I am just beginning with my Lulzbot Taz 5, using Gearotic (incredible program!) to produce smallish (1-4 in diameter) gears for quite low-load applications.  I want to fasten the gears to metal shafts.  Gearotic lets me produce a collar on the gears.  For various reasons, I use PETG.  I can drill the collar and thread it for a setscrew.  But I wonder if anyone has experience in the long-term life of this arrangement.  Is PETG strong enough that the setscrew won't eventually strip the thread so the gear comes loose?  Thanks for any thoughts!

Tim

----------


## EagleSeven

I made some gears using PLA, which I drilled and tapped for set-screws
and they worked great !
But you Must have Solid plastic at area of set-screw, (100% infill when printed)
(large diameter set-screws, with large threads, is best)

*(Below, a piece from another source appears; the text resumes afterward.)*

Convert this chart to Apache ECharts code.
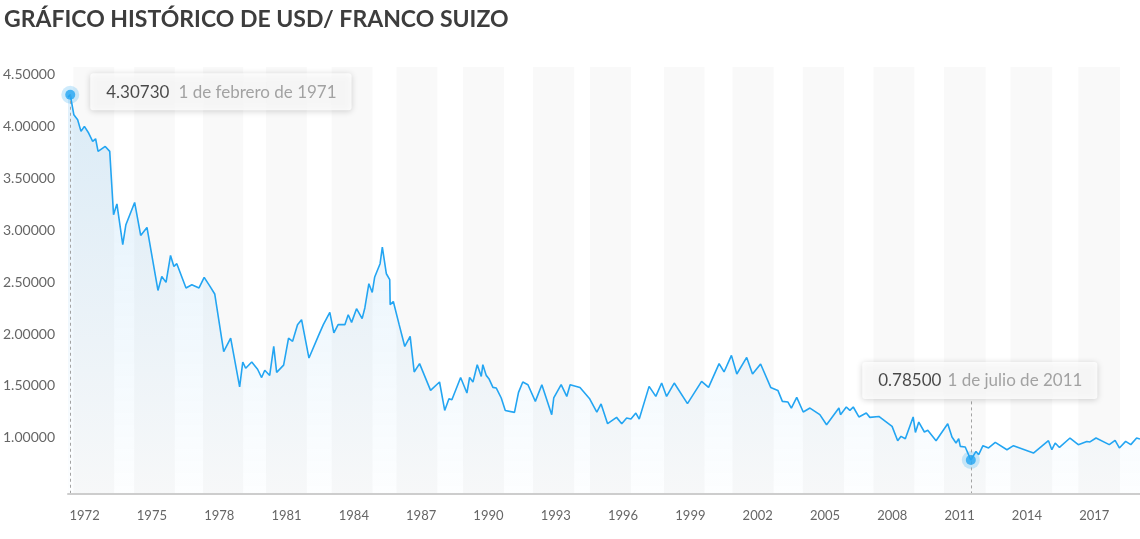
<!DOCTYPE html>
<html><head><meta charset="utf-8">
<script src="https://cdn.jsdelivr.net/npm/echarts@6/dist/echarts.min.js"></script>
<style>html,body{margin:0;padding:0;background:#fff}#c{width:1140px;height:539px}</style>
</head><body><div id="c"></div>
<script>
const titleText = 'GRÁFICO HISTÓRICO DE USD/ FRANCO SUIZO';
const years = [1971.26,1971.36,1971.52,1971.69,1971.84,1971.99,1972.18,1972.36,1972.49,1972.60,1972.92,1973.12,1973.29,1973.44,1973.70,1973.84,1974.23,1974.50,1974.78,1975.27,1975.44,1975.63,1975.83,1975.98,1976.11,1976.52,1976.78,1977.10,1977.33,1977.59,1977.80,1978.20,1978.51,1978.91,1979.05,1979.18,1979.45,1979.71,1979.89,1980.03,1980.25,1980.43,1980.56,1980.87,1981.09,1981.27,1981.49,1981.67,1982.00,1982.41,1982.64,1982.93,1983.11,1983.30,1983.60,1983.75,1983.90,1984.12,1984.37,1984.49,1984.67,1984.82,1984.93,1985.17,1985.27,1985.45,1985.60,1985.62,1985.76,1986.02,1986.27,1986.51,1986.69,1986.93,1987.42,1987.82,1988.05,1988.24,1988.37,1988.76,1989.04,1989.16,1989.31,1989.50,1989.68,1989.75,1989.90,1990.02,1990.20,1990.35,1990.57,1990.75,1991.16,1991.34,1991.53,1991.76,1992.09,1992.38,1992.82,1992.91,1993.24,1993.49,1993.64,1994.08,1994.50,1994.83,1995.02,1995.31,1995.71,1995.94,1996.16,1996.35,1996.57,1996.72,1997.16,1997.46,1997.72,1997.94,1998.28,1998.87,1999.50,1999.81,2000.28,2000.50,2000.83,2001.07,2001.51,2001.77,2002.13,2002.58,2002.90,2003.10,2003.35,2003.50,2003.74,2004.03,2004.33,2004.77,2005.07,2005.62,2005.69,2005.95,2006.11,2006.26,2006.51,2006.84,2007.00,2007.40,2007.99,2008.24,2008.39,2008.58,2008.93,2009.03,2009.18,2009.43,2009.58,2009.95,2010.47,2010.66,2010.84,2010.96,2011.03,2011.25,2011.50,2011.73,2011.85,2012.04,2012.29,2012.59,2013.11,2013.40,2014.29,2014.96,2015.11,2015.26,2015.45,2015.92,2016.29,2016.67,2016.81,2017.08,2017.67,2017.93,2018.12,2018.40,2018.63,2018.89,2019.04];
const rates = [4.285,4.3073,4.115,4.067,3.954,4.002,3.938,3.857,3.883,3.761,3.809,3.761,3.150,3.254,2.861,3.054,3.269,2.951,3.028,2.420,2.555,2.498,2.758,2.652,2.678,2.444,2.475,2.444,2.546,2.459,2.386,1.83,1.96,1.49,1.73,1.67,1.73,1.66,1.58,1.65,1.60,1.88,1.63,1.70,1.96,1.93,2.09,2.138,1.768,1.977,2.090,2.208,2.010,2.090,2.090,2.186,2.112,2.244,2.148,2.251,2.485,2.401,2.550,2.678,2.839,2.581,2.524,2.283,2.314,2.090,1.880,1.977,1.634,1.714,1.456,1.537,1.263,1.376,1.366,1.581,1.431,1.581,1.537,1.704,1.591,1.704,1.601,1.569,1.485,1.479,1.383,1.263,1.244,1.437,1.537,1.511,1.350,1.511,1.222,1.383,1.511,1.398,1.511,1.485,1.379,1.246,1.326,1.135,1.196,1.135,1.190,1.180,1.238,1.180,1.495,1.398,1.527,1.398,1.527,1.328,1.543,1.485,1.714,1.634,1.794,1.614,1.774,1.614,1.711,1.485,1.456,1.350,1.344,1.286,1.389,1.248,1.286,1.222,1.125,1.286,1.222,1.296,1.263,1.296,1.200,1.238,1.196,1.205,1.109,0.971,1.013,0.990,1.200,1.051,1.151,1.055,1.071,0.971,1.135,1.007,0.949,0.990,0.916,0.910,0.785,0.868,0.836,0.923,0.901,0.955,0.884,0.923,0.852,0.971,0.884,0.949,0.906,0.997,0.933,0.964,0.959,0.997,0.933,0.974,0.901,0.964,0.933,0.997,0.987];
const xTickYears = [1972,1975,1978,1981,1984,1987,1990,1993,1996,1999,2002,2005,2008,2011,2014,2017];
const yTickValues = [1,1.5,2,2.5,3,3.5,4,4.5];
const bandRanges = [[1971.50,1973.32],[1974.21,1976.02],[1977.28,1979.07],[1980.09,1981.90],[1983.01,1984.83],[1985.90,1987.72],[1988.87,1990.69],[1991.98,1993.82],[1994.52,1996.35],[1997.82,1999.63],[2000.88,2002.71],[2004.01,2005.85],[2007.16,2008.98],[2010.30,2012.16],[2013.27,2015.13],[2016.29,2018.15]];
const highlightYears = [1971.36, 2011.5];
const highlightRates = [4.30730, 0.78500];
const highlightDates = ['1 de febrero de 1971', '1 de julio de 2011'];

const X_MIN = 1971.26, X_MAX = 2019.04, Y_MIN = 0.457, Y_MAX = 4.575;
const FONT = 'Lato, "Open Sans", sans-serif';
const BLUE = '#23a5f2';

const chart = echarts.init(document.getElementById('c'), null, {renderer: 'canvas'});

const lineData = years.map((y, i) => [y, rates[i]]);
const labelBase = {
  show: true,
  backgroundColor: '#ffffff',
  borderRadius: 3,
  padding: [9, 15, 8, 16],
  shadowBlur: 6,
  shadowColor: 'rgba(0,0,0,0.22)',
  shadowOffsetY: 1,
  formatter: p => '{v|' + p.value[2] + '}{d|' + p.value[3] + '}',
  rich: {
    v: {fontFamily: FONT, fontSize: 17, color: '#1d1d1d', lineHeight: 20},
    d: {fontFamily: FONT, fontSize: 17, color: '#8d8d8d', lineHeight: 20, padding: [0, 0, 0, 9]}
  }
};
const highlightData = highlightYears.map((y, i) => {
  const item = {value: [y, highlightRates[i], highlightRates[i].toFixed(5), highlightDates[i]]};
  item.label = i === 0
    ? Object.assign({}, labelBase, {position: 'right', distance: 15, offset: [0, -3]})
    : Object.assign({}, labelBase, {position: 'top', distance: 56, offset: [9, 0], rich: {
        v: labelBase.rich.v,
        d: Object.assign({}, labelBase.rich.d, {padding: [0, 0, 0, 6]})
      }});
  return item;
});

chart.setOption({
  animation: false,
  title: {
    text: titleText, left: -1, top: 3,
    textStyle: {fontFamily: FONT, fontSize: 23, fontWeight: 'bold', color: '#3d3d3d'}
  },
  grid: {left: 66, right: 0, top: 67, bottom: 45},
  xAxis: {
    type: 'value', min: X_MIN, max: X_MAX, z: 10,
    axisLine: {show: true, lineStyle: {color: '#cdcdcd', width: 2}},
    axisTick: {show: false},
    splitLine: {show: false},
    axisLabel: {customValues: xTickYears, color: '#666', fontSize: 13, margin: 15, fontFamily: FONT, formatter: v => String(Math.round(v))}
  },
  yAxis: {
    type: 'value', min: Y_MIN, max: Y_MAX,
    axisLine: {show: false}, axisTick: {show: false}, splitLine: {show: false},
    axisLabel: {customValues: yTickValues, color: '#666', fontSize: 14, fontFamily: FONT, align: 'left', margin: 65, formatter: v => v.toFixed(5)}
  },
  series: [
    {
      type: 'line', data: lineData, symbol: 'none', z: 3,
      lineStyle: {color: BLUE, width: 1.6},
      areaStyle: {color: new echarts.graphic.LinearGradient(0, 0, 0, 1, [
        {offset: 0, color: 'rgba(35,150,230,0.20)'},
        {offset: 1, color: 'rgba(35,150,230,0.015)'}
      ])},
      markArea: {silent: true, z: 1, itemStyle: {color: '#f9f9f9'}, data: bandRanges.map(r => [{xAxis: r[0]}, {xAxis: r[1]}])}
    },
    {
      type: 'scatter', data: highlightYears.map((y, i) => [y, highlightRates[i]]), symbolSize: 18, z: 4, silent: true,
      itemStyle: {color: 'rgba(35,165,242,0.28)'}
    },
    {
      type: 'scatter', data: highlightData, symbolSize: 10, z: 5, silent: true,
      itemStyle: {color: BLUE},
      markLine: {
        silent: true, symbol: ['none', 'none'], label: {show: false},
        lineStyle: {type: [3, 3], color: '#a3a3a3', width: 1},
        data: [
          [{coord: [highlightYears[0], highlightRates[0]]}, {coord: [highlightYears[0], Y_MIN]}],
          [{coord: [highlightYears[1], 1.35]}, {coord: [highlightYears[1], Y_MIN]}]
        ]
      }
    }
  ]
});
</script></body></html>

(Of course those gears are used in a low-speed, low-torque motor application)

----------


## LambdaFF

Have you considered using threaded inserts ? 
Research metal4plastic on this site.

----------


## TimM

> Have you considered using threaded inserts ? 
> Research metal4plastic on this site.


No, because I'm not familiar with this method, which sounds perfect. But I will research the site you mentioned.  Thanks!

Tim

----------


## LambdaFF

You can find some here :
http://3dprintboard.com/showthread.p...-printed-parts

Show us what you do with it.

----------


## TimM

Thanks for that info!  Because I am in the USA, shipping from that source would be excessive, but I was able to find much the same thing (and many similar parts) on Amazon over here.  You gave me a good idea, and I'm going to order a small assortment and do some experimenting.

Tim

----------


## curious aardvark

the other thing you can do is simply embed a metal nut.

----------


## ssayer

All the screws holding the quad together in my orange quad Avatar are screwed into 3d printed PETG.  :Wink:

----------


## jtice

This thread reminded me that I wanted to get some threaded inserts.
I have alot of M3 screws for my RC hobby, so I got a bunch of M3 inserts from *HERE* just now.
Should be fun to incorporate into printing projects.

----------


## curious aardvark

easier to just make a hexagonal/octagonal (can't remember) socket for an m3 nut.

----------


## TimM

> All the screws holding the quad together in my orange quad Avatar are screwed into 3d printed PETG.


Good enough for me!  I'll let you all know how it works out.

Tim

----------